With someone as LD as Mrs.HD, clearing up the other issues will not result in increased sexual desire within her. I would ask her to make some sort of compromise to you as a symbol of her commitment to the marriage, while letting her know you are working on yourself to improve things as well. If she's not willing to budge at all, then the NOP plan seems like the way to go.
I agree with this. You cannot MAKE Mrs. HD feel secure. And besides, has she given any indication that her refusal to have sex with some predictable frequency has anything to do with your chores, $$ spending, etc? I see the connection between trust and intimacy in a global way, but as hd points out, even when all the t's are crossed and the i's dotted, she's too tired or whatever.
I think her email should be taken at face value. Asking her for clarification makes sense. That email. while civil, doesn't offer much hope. It says, 'right now there's too much going on but in the future when presumably there's less going on, I may not want to change either. If you can't live with that, let's part."
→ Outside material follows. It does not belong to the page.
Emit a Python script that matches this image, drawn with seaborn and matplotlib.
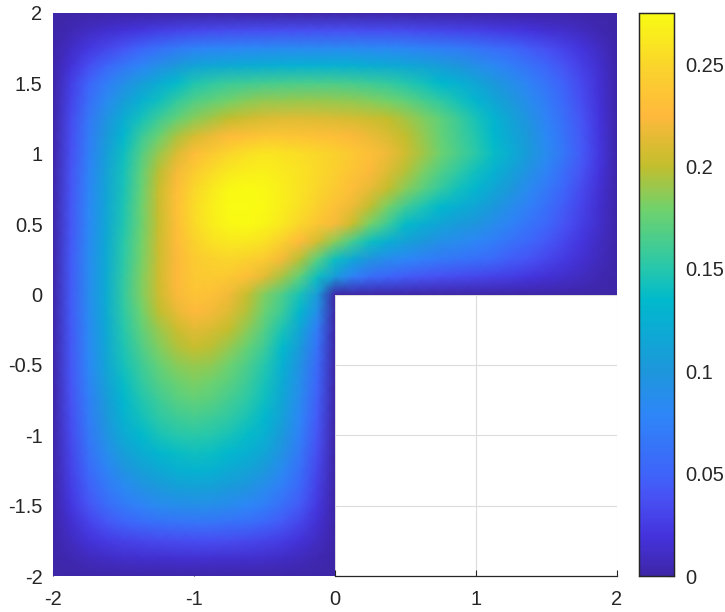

The honesty-- saying what's going on with hd and not hiding-- may or may not help HER change, but it will give hd a greater sense of HIS OWN integrity. Back when he started making The Statement about wanting sex once a week, that was what he wrote, "I'm feeling better about MYSELF."
I'm always preaching compassion... but after a certain point compassion becomes buying into the other person's excuses for why they are treating you like cr@p.
Kind of like Lou's BB chattering during sex. Okay, she doesn't enjoy it. But TALKING about nonsense at such a time... that's just plain rude. Mrs. HD has drawn a line in the sand, and whether she's doing it out of meanness or fear, the effect on HD is still the same.
The thing I was spouting back a few weeks was to go for a behavioral change. To ask her to commit to a change in her behavior REGARDLESS (or IRREGARDLESS ) of how she feels. HD can't change her feelings, but he can ask her to change her behavior out of love, which she claims to feel for him.
She has said she won't change to sex once a week. Ask for a compromise. How about once a month? HD, you can ask her to commit to having sex ONCE A YEAR on your birthday, and see what she says. I'm guessing she won't commit to anything.
If she won't agree to a minimal commitment of some kind... then why keep going down this cheeseless tunnel hoping for change? She has spoken. More attention-getting tactics are called for, i.e., the NOP plan.